>> start Data provided

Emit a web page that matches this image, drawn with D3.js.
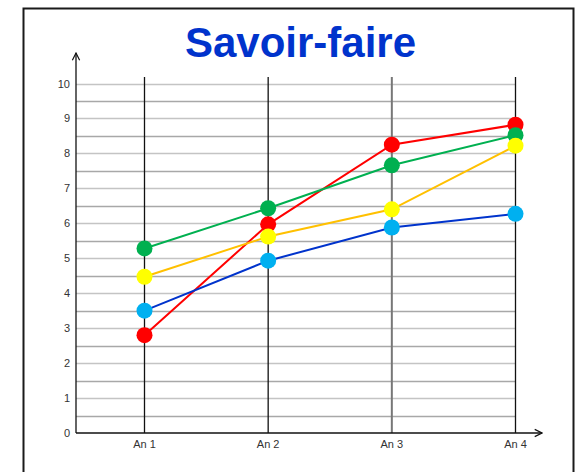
<!DOCTYPE html>
<html>
<head>
    <meta charset="utf-8">
    <title>Savoir-faire</title>
    <script src="https://cdn.jsdelivr.net/npm/d3@7/dist/d3.min.js"></script>
    <style>
        body { margin: 0; background: #fff; }
        text { font-family: "Liberation Sans", Arial, sans-serif; }
    </style>
</head>
<body>
    <script>
        // data
        var years = ["An 1", "An 2", "An 3", "An 4"];
        var red    = [2.8, 5.97, 8.25, 8.82];
        var green  = [5.28, 6.43, 7.66, 8.52];
        var yellow = [4.47, 5.62, 6.4, 8.22];
        var blue   = [3.5, 4.93, 5.88, 6.27];
        var yTicks = [0, 1, 2, 3, 4, 5, 6, 7, 8, 9, 10];

        // drawn in this order, last on top
        var series = [
          {name: "rouge", values: red,    line: "#ff0000", dot: "#ff0000"},
          {name: "vert",  values: green,  line: "#00b050", dot: "#00b050"},
          {name: "jaune", values: yellow, line: "#ffc000", dot: "#ffff00"},
          {name: "bleu",  values: blue,   line: "#0033cc", dot: "#00b0f0"}
        ];

        var width = 577, height = 472;
        var x0 = 76, y0 = 433;

        var x = d3.scalePoint()
                  .domain(years)
                  .range([144.5, 515.5]);

        var y = d3.scaleLinear()
                  .domain([0, 10])
                  .range([y0, 83.5]);

        var svg = d3.select("body").append("svg")
            .attr("width", width)
            .attr("height", height);

        // frame
        svg.append("rect")
            .attr("x", 23.5).attr("y", 8.5)
            .attr("width", 550).attr("height", 480)
            .attr("fill", "none")
            .attr("stroke", "#1a1a1a")
            .attr("stroke-width", 2);

        svg.append("text")
            .attr("x", 300.5).attr("y", 57)
            .attr("text-anchor", "middle")
            .attr("font-size", 42)
            .attr("font-weight", "bold")
            .attr("fill", "#0033cc")
            .text("Savoir-faire");

        // horizontal grid, every half unit
        var grid = d3.range(0.5, 10.01, 0.5);
        svg.selectAll(".grid")
            .data(grid)
            .enter().append("line")
            .attr("x1", x0).attr("x2", x(years[3]))
            .attr("y1", function(d) { return Math.round(y(d)) + 0.5; })
            .attr("y2", function(d) { return Math.round(y(d)) + 0.5; })
            .attr("stroke", function(d) { return d % 1 === 0 ? "#c4c4c4" : "#a8a8a8"; })
            .attr("stroke-width", 1.5);

        // vertical lines at each year
        svg.selectAll(".vline")
            .data(years)
            .enter().append("line")
            .attr("x1", function(d) { return x(d); })
            .attr("x2", function(d) { return x(d); })
            .attr("y1", 77).attr("y2", y0)
            .attr("stroke", function(d, i) { return i === 2 ? "#777" : "#111"; })
            .attr("stroke-width", function(d, i) { return i === 2 ? 2 : 1.3; });

        // arrow heads
        svg.append("defs").append("marker")
            .attr("id", "arrow")
            .attr("viewBox", "0 0 10 10")
            .attr("refX", 9).attr("refY", 5)
            .attr("markerWidth", 7).attr("markerHeight", 7)
            .attr("orient", "auto")
            .append("path")
            .attr("d", "M1,1 L9,5 L1,9")
            .attr("fill", "none")
            .attr("stroke", "#111")
            .attr("stroke-width", 1.3);

        svg.append("line")
            .attr("x1", x0).attr("y1", y0)
            .attr("x2", x0).attr("y2", 53)
            .attr("stroke", "#111").attr("stroke-width", 1.3)
            .attr("marker-end", "url(#arrow)");

        svg.append("line")
            .attr("x1", x0).attr("y1", y0)
            .attr("x2", 542).attr("y2", y0)
            .attr("stroke", "#111").attr("stroke-width", 1.3)
            .attr("marker-end", "url(#arrow)");

        // tick labels
        svg.selectAll(".ylab")
            .data(yTicks)
            .enter().append("text")
            .attr("x", 70)
            .attr("y", function(d) { return y(d) + 4; })
            .attr("text-anchor", "end")
            .attr("font-size", 11)
            .attr("fill", "#333")
            .text(function(d) { return d; });

        svg.selectAll(".xlab")
            .data(years)
            .enter().append("text")
            .attr("x", function(d) { return x(d); })
            .attr("y", 448)
            .attr("text-anchor", "middle")
            .attr("font-size", 11)
            .attr("fill", "#333")
            .text(function(d) { return d; });

        var line = d3.line()
            .x(function(d, i) { return x(years[i]); })
            .y(function(d) { return y(d); });

        series.forEach(function(s) {
          svg.append("path")
              .attr("d", line(s.values))
              .attr("fill", "none")
              .attr("stroke", s.line)
              .attr("stroke-width", 2);
        });

        series.forEach(function(s) {
          svg.selectAll(null)
              .data(s.values)
              .enter().append("circle")
              .attr("cx", function(d, i) { return x(years[i]); })
              .attr("cy", function(d) { return y(d); })
              .attr("r", 8)
              .attr("fill", s.dot);
        });
    </script>
</body>
</html>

>> end Data provided

_Problem details_
Quote, please, every line of the material above from its start through the line that has "7, 8, 9, 10];", reproducing the words exactly and dropping any images.

_Response for this exercise_
Emit a web page that matches this image, drawn with D3.js.
<!DOCTYPE html>
<html>
<head>
    <meta charset="utf-8">
    <title>Savoir-faire</title>
    <script src="https://cdn.jsdelivr.net/npm/d3@7/dist/d3.min.js"></script>
    <style>
        body { margin: 0; background: #fff; }
        text { font-family: "Liberation Sans", Arial, sans-serif; }
    </style>
</head>
<body>
    <script>
        // data
        var years = ["An 1", "An 2", "An 3", "An 4"];
        var red    = [2.8, 5.97, 8.25, 8.82];
        var green  = [5.28, 6.43, 7.66, 8.52];
        var yellow = [4.47, 5.62, 6.4, 8.22];
        var blue   = [3.5, 4.93, 5.88, 6.27];
        var yTicks = [0, 1, 2, 3, 4, 5, 6, 7, 8, 9, 10];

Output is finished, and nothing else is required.